Not only has it maintained that position since, Biedronka has also consistently widened the gap between itself and its rivals, chiefly owing to significant organic growth since 2006.
Realising the fascia would soon approach its natural limit, Biedronka announced a target of 3,000 stores as its goal by 2017, while focus would transfer to improving like-for-like sales.
Sign of weakness
The modified strategy to refocus on quality rather than quantity in the form of store upgrades and better-located outlets – has been perceived by Lidl as a potential weakness.
The German grocer has decided that now is the time to put its rival under pressure, sparking a fierce price war.
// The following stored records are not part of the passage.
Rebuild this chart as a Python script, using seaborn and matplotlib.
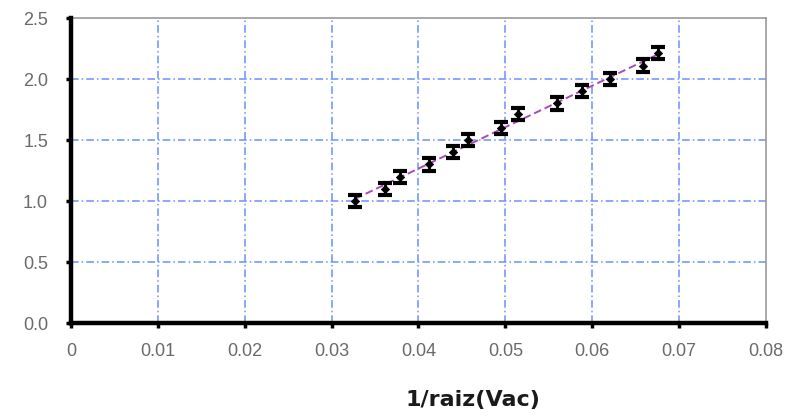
import numpy as np
import pandas as pd
import matplotlib
matplotlib.use("Agg")
import matplotlib.pyplot as plt
import seaborn as sns
from matplotlib.ticker import FuncFormatter

# data
inv_sqrt_v = [0.0327, 0.0361, 0.0379, 0.0412, 0.0440, 0.0457, 0.0495,
              0.0515, 0.0559, 0.0588, 0.0620, 0.0659, 0.0676]
y_values = [1.00, 1.10, 1.20, 1.30, 1.40, 1.50, 1.60,
            1.71, 1.80, 1.90, 2.00, 2.11, 2.21]
y_err = [0.05] * 13
x_ticks = [0, 0.01, 0.02, 0.03, 0.04, 0.05, 0.06, 0.07, 0.08]
y_ticks = [0.0, 0.5, 1.0, 1.5, 2.0, 2.5]
x_label = "1/raiz(Vac)"

df = pd.DataFrame({"x": inv_sqrt_v, "y": y_values, "err": y_err})

sns.set_theme(style="white")
plt.rcParams["font.family"] = ["Liberation Sans", "DejaVu Sans"]

fig = plt.figure(figsize=(7.87, 4.19), dpi=100)
ax = fig.add_axes([0.0902, 0.2291, 0.8831, 0.7279])

# grid
grid_kw = dict(color="#6a8fff", linestyle=(0, (5, 2, 1, 2)), linewidth=1.1, zorder=0)
for xv in x_ticks[1:-1]:
    ax.axvline(xv, **grid_kw)
for yv in y_ticks[1:-1]:
    ax.axhline(yv, **grid_kw)

# trend line
sns.regplot(data=df, x="x", y="y", scatter=False, ci=None, truncate=True,
            line_kws=dict(color="#a84ab8", linestyle=(0, (4, 2)), linewidth=1.4, zorder=2),
            ax=ax)

# error bars
ax.errorbar(df["x"], df["y"], yerr=df["err"], fmt="none", ecolor="black",
            elinewidth=2.0, capsize=5, capthick=3, zorder=3)
sns.scatterplot(data=df, x="x", y="y", marker="D", s=18, color="black",
                edgecolor="black", linewidth=0.5, ax=ax, zorder=4)

ax.set_xlim(0, 0.08)
ax.set_ylim(0, 2.5)
ax.set_xticks(x_ticks)
ax.set_yticks(y_ticks)
ax.xaxis.set_major_formatter(FuncFormatter(lambda v, p: f"{v:g}"))
ax.yaxis.set_major_formatter(FuncFormatter(lambda v, p: f"{v:.1f}"))
ax.tick_params(axis="both", which="major", direction="out", length=3.5, width=2.5,
               color="black", labelsize=13, labelcolor="#6a6a6a", bottom=True, left=True)
ax.tick_params(axis="x", pad=11)
ax.tick_params(axis="y", pad=13)

for side in ["left", "bottom"]:
    ax.spines[side].set_color("black")
    ax.spines[side].set_linewidth(3.2)
for side in ["top", "right"]:
    ax.spines[side].set_color("#999999")
    ax.spines[side].set_linewidth(1.2)
ax.spines["left"].set_zorder(5)
ax.spines["bottom"].set_zorder(5)

ax.set_ylabel("")
ax.set_xlabel(x_label, fontsize=16, fontweight="bold", family="DejaVu Sans",
              color="#1a1a1a")
ax.xaxis.set_label_coords(0.578, -0.22)
ax.xaxis.label.set_va("top")

fig.savefig("out.png", dpi=100)
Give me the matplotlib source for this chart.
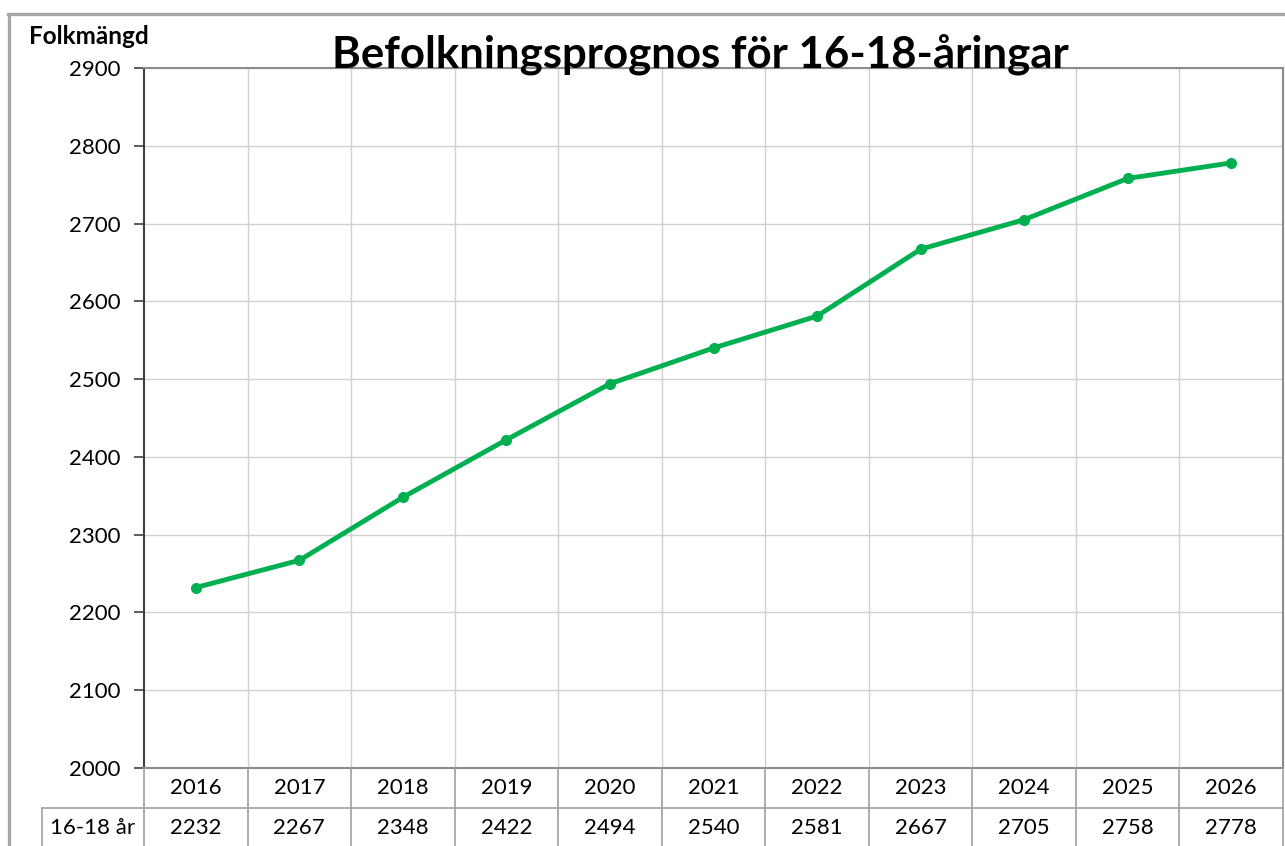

Lidl fired the first salvo in August, handing shoppers who spent more than 100 Polish zloty (£20) a 20 zloty (£4) voucher to redeem on their next visit.
Biedronka responded by offering 25 zloty (£5) voucher on each purchase above 199 zloty (£40), before both retailers exchanged special promotions on selected private label products.
The Biedronka-Lidl battle has impacted other players in the market.
Earlier this month, Tesco – which has been struggling of late, challenged by the turbulence caused by the discounters – matched Lidl’s discount offer for four days in its hypermarkets.
Biedronka has been losing ground to Lidl over the past few years and is slowly reaching the natural limits of discounting.
The market leader is having to search hard for unexplored methods of attracting customers.
One idea it is pursuing is the introduction of a new loyalty card, a surprising move given that Polish customers are traditionally not enthusiastic about participating in such schemes.
Poland, ultimately, is developing into a case study for cut-throat grocery competition in small-format retail structures and operations in provincial or rural areas.
Learnings from here may be transferrable to other emerging markets around the world, including Russia, Asia and Latin America.
As Planet Retail surveys the Polish market, the feeling grows that this country is now telling us plenty about the next generation of emerging market grocery investment.